Source material:

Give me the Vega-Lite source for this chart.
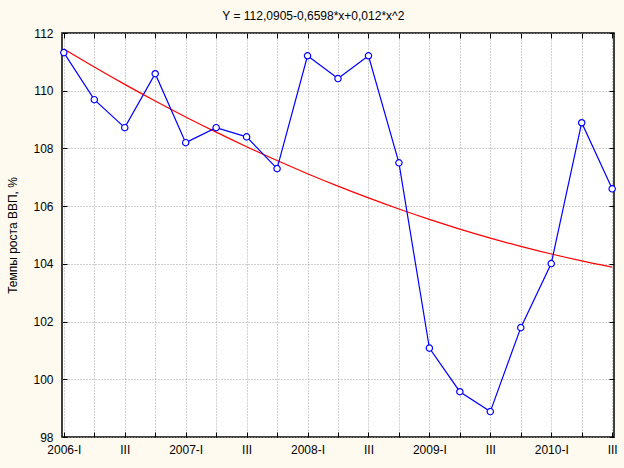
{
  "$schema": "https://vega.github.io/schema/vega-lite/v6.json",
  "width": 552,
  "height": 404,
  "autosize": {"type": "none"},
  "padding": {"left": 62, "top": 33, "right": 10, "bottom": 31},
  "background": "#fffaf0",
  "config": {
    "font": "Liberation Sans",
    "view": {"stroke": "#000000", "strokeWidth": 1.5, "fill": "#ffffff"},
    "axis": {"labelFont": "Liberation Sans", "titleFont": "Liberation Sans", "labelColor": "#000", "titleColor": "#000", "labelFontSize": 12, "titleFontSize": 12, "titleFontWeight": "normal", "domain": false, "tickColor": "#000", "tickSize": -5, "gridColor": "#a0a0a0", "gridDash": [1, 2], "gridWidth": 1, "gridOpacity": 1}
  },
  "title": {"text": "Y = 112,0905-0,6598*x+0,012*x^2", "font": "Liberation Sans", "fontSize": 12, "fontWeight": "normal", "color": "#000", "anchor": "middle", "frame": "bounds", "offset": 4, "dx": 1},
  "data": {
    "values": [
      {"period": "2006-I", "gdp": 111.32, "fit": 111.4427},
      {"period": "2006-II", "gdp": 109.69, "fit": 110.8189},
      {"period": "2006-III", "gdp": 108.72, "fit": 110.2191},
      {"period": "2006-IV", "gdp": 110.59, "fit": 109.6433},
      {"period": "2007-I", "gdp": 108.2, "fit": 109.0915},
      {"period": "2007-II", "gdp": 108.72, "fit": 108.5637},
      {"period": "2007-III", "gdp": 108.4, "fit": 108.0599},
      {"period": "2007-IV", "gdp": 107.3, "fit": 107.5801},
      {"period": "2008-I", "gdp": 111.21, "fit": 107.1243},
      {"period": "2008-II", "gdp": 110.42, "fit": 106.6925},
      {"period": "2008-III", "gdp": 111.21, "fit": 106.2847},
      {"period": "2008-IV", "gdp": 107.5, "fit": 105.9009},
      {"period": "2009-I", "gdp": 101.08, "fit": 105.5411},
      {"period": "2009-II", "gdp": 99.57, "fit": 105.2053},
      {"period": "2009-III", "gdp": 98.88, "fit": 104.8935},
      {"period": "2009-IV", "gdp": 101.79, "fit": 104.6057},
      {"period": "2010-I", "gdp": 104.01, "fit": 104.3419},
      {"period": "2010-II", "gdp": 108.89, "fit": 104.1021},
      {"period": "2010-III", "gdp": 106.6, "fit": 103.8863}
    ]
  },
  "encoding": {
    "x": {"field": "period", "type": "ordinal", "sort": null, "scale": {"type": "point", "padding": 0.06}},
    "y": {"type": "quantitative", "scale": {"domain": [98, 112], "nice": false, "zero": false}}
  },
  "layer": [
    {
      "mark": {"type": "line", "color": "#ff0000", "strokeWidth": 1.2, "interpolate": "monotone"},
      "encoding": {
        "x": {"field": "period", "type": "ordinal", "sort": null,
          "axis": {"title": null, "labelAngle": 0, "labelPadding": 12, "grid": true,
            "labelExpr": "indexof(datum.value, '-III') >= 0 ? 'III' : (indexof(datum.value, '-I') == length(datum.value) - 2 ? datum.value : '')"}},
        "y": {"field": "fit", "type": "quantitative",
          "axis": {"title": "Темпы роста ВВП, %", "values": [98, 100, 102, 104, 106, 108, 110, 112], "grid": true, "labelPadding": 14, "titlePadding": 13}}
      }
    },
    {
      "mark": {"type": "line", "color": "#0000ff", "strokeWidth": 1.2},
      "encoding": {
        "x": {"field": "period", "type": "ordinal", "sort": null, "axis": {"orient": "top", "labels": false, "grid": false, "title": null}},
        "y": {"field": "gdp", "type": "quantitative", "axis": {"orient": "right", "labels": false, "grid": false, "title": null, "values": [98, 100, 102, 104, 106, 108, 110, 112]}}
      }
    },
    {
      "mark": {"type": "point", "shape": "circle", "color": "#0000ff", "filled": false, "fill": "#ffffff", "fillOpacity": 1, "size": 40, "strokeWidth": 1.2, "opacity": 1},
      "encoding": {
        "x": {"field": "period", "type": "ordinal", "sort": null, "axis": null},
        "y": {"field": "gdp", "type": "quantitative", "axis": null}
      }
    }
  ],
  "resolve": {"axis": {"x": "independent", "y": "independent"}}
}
...
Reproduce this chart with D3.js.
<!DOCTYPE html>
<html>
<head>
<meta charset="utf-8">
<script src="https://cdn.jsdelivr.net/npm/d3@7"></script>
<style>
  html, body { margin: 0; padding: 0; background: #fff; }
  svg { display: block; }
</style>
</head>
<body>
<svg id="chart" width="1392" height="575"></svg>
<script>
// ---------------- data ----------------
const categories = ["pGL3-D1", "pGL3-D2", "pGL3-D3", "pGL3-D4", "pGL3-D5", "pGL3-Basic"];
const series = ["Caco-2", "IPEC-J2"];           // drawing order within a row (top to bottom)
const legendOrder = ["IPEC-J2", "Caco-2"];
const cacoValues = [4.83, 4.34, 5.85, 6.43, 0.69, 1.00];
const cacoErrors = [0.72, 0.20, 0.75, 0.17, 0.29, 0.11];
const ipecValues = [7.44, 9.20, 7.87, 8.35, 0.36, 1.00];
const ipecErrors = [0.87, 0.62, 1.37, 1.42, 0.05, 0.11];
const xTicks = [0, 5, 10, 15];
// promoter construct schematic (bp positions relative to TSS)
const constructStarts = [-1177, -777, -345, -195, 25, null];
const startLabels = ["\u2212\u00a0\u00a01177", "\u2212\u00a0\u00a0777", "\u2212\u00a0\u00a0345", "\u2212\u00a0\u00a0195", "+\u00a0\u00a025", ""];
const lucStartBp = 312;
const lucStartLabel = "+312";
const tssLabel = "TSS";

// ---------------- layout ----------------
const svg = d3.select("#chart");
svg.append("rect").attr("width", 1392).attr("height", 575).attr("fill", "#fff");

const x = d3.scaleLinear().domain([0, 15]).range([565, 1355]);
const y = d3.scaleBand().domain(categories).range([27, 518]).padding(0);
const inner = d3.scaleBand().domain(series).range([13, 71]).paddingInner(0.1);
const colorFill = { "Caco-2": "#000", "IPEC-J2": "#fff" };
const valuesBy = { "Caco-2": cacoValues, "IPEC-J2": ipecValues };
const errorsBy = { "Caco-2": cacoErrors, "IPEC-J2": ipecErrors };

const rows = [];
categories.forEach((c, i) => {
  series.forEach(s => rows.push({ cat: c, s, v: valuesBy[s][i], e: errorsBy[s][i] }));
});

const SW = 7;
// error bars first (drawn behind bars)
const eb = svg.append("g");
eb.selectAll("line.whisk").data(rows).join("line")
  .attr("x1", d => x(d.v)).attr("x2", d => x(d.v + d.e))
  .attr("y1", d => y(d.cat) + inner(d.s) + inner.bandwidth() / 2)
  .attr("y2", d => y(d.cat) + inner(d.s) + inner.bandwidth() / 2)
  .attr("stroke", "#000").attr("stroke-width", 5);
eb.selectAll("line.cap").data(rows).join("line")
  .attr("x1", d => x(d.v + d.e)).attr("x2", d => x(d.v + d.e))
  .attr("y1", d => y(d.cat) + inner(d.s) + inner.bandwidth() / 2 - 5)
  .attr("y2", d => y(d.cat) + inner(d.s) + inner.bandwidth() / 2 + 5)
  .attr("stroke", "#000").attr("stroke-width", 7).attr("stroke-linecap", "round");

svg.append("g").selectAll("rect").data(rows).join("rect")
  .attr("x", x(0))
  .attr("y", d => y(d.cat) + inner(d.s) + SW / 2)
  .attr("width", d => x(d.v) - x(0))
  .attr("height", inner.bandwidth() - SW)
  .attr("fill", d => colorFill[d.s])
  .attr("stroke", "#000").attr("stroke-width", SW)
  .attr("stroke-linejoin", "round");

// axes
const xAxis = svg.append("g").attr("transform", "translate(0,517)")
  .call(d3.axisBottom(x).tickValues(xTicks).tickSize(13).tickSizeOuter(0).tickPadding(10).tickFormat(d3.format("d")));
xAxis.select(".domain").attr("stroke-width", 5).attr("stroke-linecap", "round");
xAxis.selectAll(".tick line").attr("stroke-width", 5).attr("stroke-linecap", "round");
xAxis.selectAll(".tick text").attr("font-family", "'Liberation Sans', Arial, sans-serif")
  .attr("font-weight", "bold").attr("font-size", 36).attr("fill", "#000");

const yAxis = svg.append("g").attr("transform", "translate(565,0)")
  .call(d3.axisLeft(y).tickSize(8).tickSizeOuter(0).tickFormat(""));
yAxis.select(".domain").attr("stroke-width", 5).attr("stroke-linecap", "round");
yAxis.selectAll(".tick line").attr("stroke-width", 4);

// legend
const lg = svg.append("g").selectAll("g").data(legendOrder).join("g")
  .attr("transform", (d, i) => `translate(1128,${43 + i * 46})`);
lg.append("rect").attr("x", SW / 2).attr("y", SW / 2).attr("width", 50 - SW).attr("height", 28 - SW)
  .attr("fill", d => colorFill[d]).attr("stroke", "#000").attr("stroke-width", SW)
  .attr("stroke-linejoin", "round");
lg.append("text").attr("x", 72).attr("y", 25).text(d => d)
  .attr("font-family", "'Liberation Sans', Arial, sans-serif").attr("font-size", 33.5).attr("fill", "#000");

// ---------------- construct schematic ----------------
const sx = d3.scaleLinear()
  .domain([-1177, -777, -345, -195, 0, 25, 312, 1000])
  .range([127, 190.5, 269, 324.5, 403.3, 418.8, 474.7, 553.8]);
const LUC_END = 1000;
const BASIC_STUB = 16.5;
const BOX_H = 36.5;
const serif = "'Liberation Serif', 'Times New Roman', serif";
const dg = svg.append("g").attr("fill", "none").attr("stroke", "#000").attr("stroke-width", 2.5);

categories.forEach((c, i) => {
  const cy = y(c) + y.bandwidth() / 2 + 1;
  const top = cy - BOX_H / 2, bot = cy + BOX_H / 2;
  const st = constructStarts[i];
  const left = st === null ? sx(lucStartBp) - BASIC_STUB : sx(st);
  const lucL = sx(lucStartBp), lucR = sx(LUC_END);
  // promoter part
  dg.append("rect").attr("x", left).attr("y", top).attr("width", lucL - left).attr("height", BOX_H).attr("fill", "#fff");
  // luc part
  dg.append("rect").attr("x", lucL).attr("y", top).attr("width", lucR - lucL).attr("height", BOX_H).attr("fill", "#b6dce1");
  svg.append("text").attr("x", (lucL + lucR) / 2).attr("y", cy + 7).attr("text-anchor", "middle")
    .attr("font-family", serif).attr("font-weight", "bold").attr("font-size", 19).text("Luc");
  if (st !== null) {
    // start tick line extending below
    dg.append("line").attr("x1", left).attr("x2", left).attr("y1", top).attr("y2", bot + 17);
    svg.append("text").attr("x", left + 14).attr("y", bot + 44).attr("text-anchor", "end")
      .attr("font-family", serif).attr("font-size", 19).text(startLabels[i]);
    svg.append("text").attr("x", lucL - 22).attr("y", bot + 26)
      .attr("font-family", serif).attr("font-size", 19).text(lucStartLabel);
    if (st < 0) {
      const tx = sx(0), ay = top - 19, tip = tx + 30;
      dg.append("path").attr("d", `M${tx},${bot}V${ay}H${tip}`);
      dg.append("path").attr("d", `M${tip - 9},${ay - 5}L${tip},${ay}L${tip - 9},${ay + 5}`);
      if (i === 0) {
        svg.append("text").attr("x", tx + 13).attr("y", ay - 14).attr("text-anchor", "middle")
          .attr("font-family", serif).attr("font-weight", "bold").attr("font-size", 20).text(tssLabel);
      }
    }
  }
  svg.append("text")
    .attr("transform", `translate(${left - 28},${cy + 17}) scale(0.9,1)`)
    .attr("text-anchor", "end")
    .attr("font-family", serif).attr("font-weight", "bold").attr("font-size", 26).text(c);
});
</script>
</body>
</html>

The problem:
Give every line of the material that includes the string "chart".

Exercise response:
Give me the Vega-Lite source for this chart.
Reproduce this chart with D3.js.
<svg id="chart" width="1392" height="575"></svg>
const svg = d3.select("#chart");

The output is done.